→ GIVEN TASK
Leave out the pictures and repeat the rest of the material exactly.

→ DATA EXCERPT
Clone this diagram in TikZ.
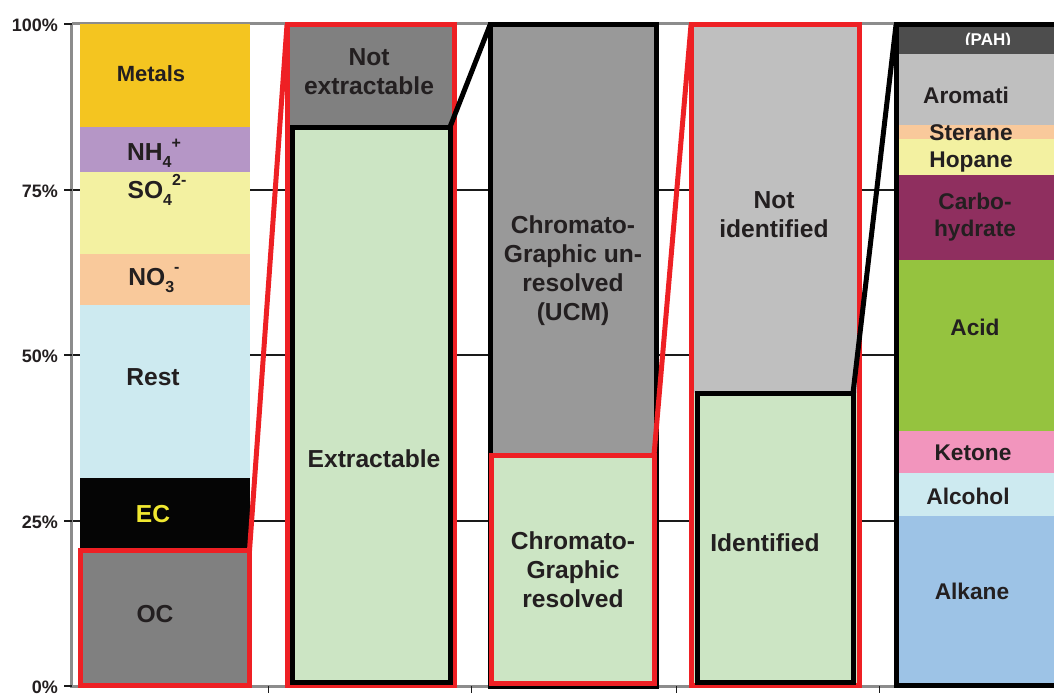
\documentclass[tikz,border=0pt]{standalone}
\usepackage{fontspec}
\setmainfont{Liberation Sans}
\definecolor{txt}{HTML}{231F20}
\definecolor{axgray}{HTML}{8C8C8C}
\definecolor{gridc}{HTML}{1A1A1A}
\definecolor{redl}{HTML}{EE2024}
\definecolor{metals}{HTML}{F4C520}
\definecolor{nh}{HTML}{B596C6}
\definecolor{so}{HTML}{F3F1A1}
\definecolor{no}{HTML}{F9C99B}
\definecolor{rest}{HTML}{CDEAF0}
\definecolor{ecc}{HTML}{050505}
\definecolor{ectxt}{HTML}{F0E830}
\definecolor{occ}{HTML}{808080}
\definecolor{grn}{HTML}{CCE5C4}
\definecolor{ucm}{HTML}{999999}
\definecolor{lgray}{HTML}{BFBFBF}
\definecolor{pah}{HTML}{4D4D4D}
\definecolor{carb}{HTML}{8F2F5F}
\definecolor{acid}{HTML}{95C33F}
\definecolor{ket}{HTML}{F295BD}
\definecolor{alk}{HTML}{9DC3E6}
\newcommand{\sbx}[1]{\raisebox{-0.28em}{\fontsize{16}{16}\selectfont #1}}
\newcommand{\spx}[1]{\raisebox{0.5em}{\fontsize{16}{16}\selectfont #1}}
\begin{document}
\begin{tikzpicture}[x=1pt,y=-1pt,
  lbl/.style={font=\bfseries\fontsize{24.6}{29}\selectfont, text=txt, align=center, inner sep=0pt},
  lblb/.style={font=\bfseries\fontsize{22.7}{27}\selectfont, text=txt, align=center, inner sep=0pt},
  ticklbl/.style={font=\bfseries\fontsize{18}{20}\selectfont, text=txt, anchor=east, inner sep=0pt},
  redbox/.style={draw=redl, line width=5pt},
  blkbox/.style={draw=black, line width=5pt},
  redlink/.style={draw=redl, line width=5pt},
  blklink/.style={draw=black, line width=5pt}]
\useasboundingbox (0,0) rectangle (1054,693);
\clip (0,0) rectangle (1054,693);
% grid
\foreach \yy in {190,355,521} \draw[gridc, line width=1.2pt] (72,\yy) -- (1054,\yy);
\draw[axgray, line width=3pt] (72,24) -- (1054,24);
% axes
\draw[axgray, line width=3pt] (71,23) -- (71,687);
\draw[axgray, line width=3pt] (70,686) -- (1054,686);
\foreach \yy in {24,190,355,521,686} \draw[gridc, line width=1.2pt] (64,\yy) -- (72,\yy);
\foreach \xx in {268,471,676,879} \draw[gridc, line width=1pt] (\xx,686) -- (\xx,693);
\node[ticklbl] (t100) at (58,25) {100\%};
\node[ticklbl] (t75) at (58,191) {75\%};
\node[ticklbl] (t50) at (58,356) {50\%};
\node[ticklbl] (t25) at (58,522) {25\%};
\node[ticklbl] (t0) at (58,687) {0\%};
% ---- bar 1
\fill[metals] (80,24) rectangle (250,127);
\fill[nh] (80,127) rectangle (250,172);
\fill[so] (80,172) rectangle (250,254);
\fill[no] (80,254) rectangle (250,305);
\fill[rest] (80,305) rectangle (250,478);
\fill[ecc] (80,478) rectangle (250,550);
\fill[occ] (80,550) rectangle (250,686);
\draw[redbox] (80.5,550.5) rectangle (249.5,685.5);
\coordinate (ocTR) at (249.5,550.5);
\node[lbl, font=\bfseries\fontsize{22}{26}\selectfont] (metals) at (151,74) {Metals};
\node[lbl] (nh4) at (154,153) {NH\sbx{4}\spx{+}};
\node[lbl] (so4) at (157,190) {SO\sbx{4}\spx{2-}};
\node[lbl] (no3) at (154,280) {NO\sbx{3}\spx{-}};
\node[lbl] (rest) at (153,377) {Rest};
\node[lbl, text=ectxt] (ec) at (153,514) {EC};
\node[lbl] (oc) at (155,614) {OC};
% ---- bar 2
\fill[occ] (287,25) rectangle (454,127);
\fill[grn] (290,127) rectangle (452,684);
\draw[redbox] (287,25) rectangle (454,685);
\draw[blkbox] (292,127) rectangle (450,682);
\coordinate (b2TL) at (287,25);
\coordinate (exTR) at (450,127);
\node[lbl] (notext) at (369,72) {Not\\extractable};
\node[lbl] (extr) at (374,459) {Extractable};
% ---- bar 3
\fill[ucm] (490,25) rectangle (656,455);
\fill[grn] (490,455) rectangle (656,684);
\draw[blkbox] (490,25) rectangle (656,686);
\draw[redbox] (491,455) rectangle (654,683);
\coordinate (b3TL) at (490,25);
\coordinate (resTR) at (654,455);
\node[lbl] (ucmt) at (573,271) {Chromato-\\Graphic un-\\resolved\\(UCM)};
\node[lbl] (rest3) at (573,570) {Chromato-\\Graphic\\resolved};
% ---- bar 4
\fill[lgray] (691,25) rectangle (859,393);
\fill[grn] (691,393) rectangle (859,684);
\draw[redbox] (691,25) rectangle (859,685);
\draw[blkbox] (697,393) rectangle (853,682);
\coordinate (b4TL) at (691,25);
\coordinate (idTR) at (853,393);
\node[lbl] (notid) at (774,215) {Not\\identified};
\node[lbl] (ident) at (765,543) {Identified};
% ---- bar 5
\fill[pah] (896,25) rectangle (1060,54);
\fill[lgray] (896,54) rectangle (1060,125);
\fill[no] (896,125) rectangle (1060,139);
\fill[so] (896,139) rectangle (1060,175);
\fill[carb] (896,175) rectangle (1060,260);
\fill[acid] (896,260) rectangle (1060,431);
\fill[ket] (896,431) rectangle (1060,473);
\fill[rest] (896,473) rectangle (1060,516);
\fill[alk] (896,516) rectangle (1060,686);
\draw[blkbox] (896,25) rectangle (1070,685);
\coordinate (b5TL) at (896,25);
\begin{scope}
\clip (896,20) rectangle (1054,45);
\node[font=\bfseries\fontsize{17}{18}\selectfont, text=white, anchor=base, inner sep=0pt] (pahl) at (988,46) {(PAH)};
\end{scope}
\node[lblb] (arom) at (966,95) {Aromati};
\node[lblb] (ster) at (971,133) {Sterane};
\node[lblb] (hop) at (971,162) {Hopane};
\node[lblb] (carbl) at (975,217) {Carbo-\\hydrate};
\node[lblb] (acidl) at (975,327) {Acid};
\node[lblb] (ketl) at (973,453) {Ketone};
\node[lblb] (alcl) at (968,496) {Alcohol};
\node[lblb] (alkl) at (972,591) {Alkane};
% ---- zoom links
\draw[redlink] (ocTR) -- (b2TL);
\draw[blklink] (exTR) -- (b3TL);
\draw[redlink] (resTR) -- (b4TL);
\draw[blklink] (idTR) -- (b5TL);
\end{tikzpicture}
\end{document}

→ COMPLETED TASK
Clone this diagram in TikZ.
\documentclass[tikz,border=0pt]{standalone}
\usepackage{fontspec}
\setmainfont{Liberation Sans}
\definecolor{txt}{HTML}{231F20}
\definecolor{axgray}{HTML}{8C8C8C}
\definecolor{gridc}{HTML}{1A1A1A}
\definecolor{redl}{HTML}{EE2024}
\definecolor{metals}{HTML}{F4C520}
\definecolor{nh}{HTML}{B596C6}
\definecolor{so}{HTML}{F3F1A1}
\definecolor{no}{HTML}{F9C99B}
\definecolor{rest}{HTML}{CDEAF0}
\definecolor{ecc}{HTML}{050505}
\definecolor{ectxt}{HTML}{F0E830}
\definecolor{occ}{HTML}{808080}
\definecolor{grn}{HTML}{CCE5C4}
\definecolor{ucm}{HTML}{999999}
\definecolor{lgray}{HTML}{BFBFBF}
\definecolor{pah}{HTML}{4D4D4D}
\definecolor{carb}{HTML}{8F2F5F}
\definecolor{acid}{HTML}{95C33F}
\definecolor{ket}{HTML}{F295BD}
\definecolor{alk}{HTML}{9DC3E6}
\newcommand{\sbx}[1]{\raisebox{-0.28em}{\fontsize{16}{16}\selectfont #1}}
\newcommand{\spx}[1]{\raisebox{0.5em}{\fontsize{16}{16}\selectfont #1}}
\begin{document}
\begin{tikzpicture}[x=1pt,y=-1pt,
  lbl/.style={font=\bfseries\fontsize{24.6}{29}\selectfont, text=txt, align=center, inner sep=0pt},
  lblb/.style={font=\bfseries\fontsize{22.7}{27}\selectfont, text=txt, align=center, inner sep=0pt},
  ticklbl/.style={font=\bfseries\fontsize{18}{20}\selectfont, text=txt, anchor=east, inner sep=0pt},
  redbox/.style={draw=redl, line width=5pt},
  blkbox/.style={draw=black, line width=5pt},
  redlink/.style={draw=redl, line width=5pt},
  blklink/.style={draw=black, line width=5pt}]
\useasboundingbox (0,0) rectangle (1054,693);
\clip (0,0) rectangle (1054,693);
% grid
\foreach \yy in {190,355,521} \draw[gridc, line width=1.2pt] (72,\yy) -- (1054,\yy);
\draw[axgray, line width=3pt] (72,24) -- (1054,24);
% axes
\draw[axgray, line width=3pt] (71,23) -- (71,687);
\draw[axgray, line width=3pt] (70,686) -- (1054,686);
\foreach \yy in {24,190,355,521,686} \draw[gridc, line width=1.2pt] (64,\yy) -- (72,\yy);
\foreach \xx in {268,471,676,879} \draw[gridc, line width=1pt] (\xx,686) -- (\xx,693);
\node[ticklbl] (t100) at (58,25) {100\%};
\node[ticklbl] (t75) at (58,191) {75\%};
\node[ticklbl] (t50) at (58,356) {50\%};
\node[ticklbl] (t25) at (58,522) {25\%};
\node[ticklbl] (t0) at (58,687) {0\%};
% ---- bar 1
\fill[metals] (80,24) rectangle (250,127);
\fill[nh] (80,127) rectangle (250,172);
\fill[so] (80,172) rectangle (250,254);
\fill[no] (80,254) rectangle (250,305);
\fill[rest] (80,305) rectangle (250,478);
\fill[ecc] (80,478) rectangle (250,550);
\fill[occ] (80,550) rectangle (250,686);
\draw[redbox] (80.5,550.5) rectangle (249.5,685.5);
\coordinate (ocTR) at (249.5,550.5);
\node[lbl, font=\bfseries\fontsize{22}{26}\selectfont] (metals) at (151,74) {Metals};
\node[lbl] (nh4) at (154,153) {NH\sbx{4}\spx{+}};
\node[lbl] (so4) at (157,190) {SO\sbx{4}\spx{2-}};
\node[lbl] (no3) at (154,280) {NO\sbx{3}\spx{-}};
\node[lbl] (rest) at (153,377) {Rest};
\node[lbl, text=ectxt] (ec) at (153,514) {EC};
\node[lbl] (oc) at (155,614) {OC};
% ---- bar 2
\fill[occ] (287,25) rectangle (454,127);
\fill[grn] (290,127) rectangle (452,684);
\draw[redbox] (287,25) rectangle (454,685);
\draw[blkbox] (292,127) rectangle (450,682);
\coordinate (b2TL) at (287,25);
\coordinate (exTR) at (450,127);
\node[lbl] (notext) at (369,72) {Not\\extractable};
\node[lbl] (extr) at (374,459) {Extractable};
% ---- bar 3
\fill[ucm] (490,25) rectangle (656,455);
\fill[grn] (490,455) rectangle (656,684);
\draw[blkbox] (490,25) rectangle (656,686);
\draw[redbox] (491,455) rectangle (654,683);
\coordinate (b3TL) at (490,25);
\coordinate (resTR) at (654,455);
\node[lbl] (ucmt) at (573,271) {Chromato-\\Graphic un-\\resolved\\(UCM)};
\node[lbl] (rest3) at (573,570) {Chromato-\\Graphic\\resolved};
% ---- bar 4
\fill[lgray] (691,25) rectangle (859,393);
\fill[grn] (691,393) rectangle (859,684);
\draw[redbox] (691,25) rectangle (859,685);
\draw[blkbox] (697,393) rectangle (853,682);
\coordinate (b4TL) at (691,25);
\coordinate (idTR) at (853,393);
\node[lbl] (notid) at (774,215) {Not\\identified};
\node[lbl] (ident) at (765,543) {Identified};
% ---- bar 5
\fill[pah] (896,25) rectangle (1060,54);
\fill[lgray] (896,54) rectangle (1060,125);
\fill[no] (896,125) rectangle (1060,139);
\fill[so] (896,139) rectangle (1060,175);
\fill[carb] (896,175) rectangle (1060,260);
\fill[acid] (896,260) rectangle (1060,431);
\fill[ket] (896,431) rectangle (1060,473);
\fill[rest] (896,473) rectangle (1060,516);
\fill[alk] (896,516) rectangle (1060,686);
\draw[blkbox] (896,25) rectangle (1070,685);
\coordinate (b5TL) at (896,25);
\begin{scope}
\clip (896,20) rectangle (1054,45);
\node[font=\bfseries\fontsize{17}{18}\selectfont, text=white, anchor=base, inner sep=0pt] (pahl) at (988,46) {(PAH)};
\end{scope}
\node[lblb] (arom) at (966,95) {Aromati};
\node[lblb] (ster) at (971,133) {Sterane};
\node[lblb] (hop) at (971,162) {Hopane};
\node[lblb] (carbl) at (975,217) {Carbo-\\hydrate};
\node[lblb] (acidl) at (975,327) {Acid};
\node[lblb] (ketl) at (973,453) {Ketone};
\node[lblb] (alcl) at (968,496) {Alcohol};
\node[lblb] (alkl) at (972,591) {Alkane};
% ---- zoom links
\draw[redlink] (ocTR) -- (b2TL);
\draw[blklink] (exTR) -- (b3TL);
\draw[redlink] (resTR) -- (b4TL);
\draw[blklink] (idTR) -- (b5TL);
\end{tikzpicture}
\end{document}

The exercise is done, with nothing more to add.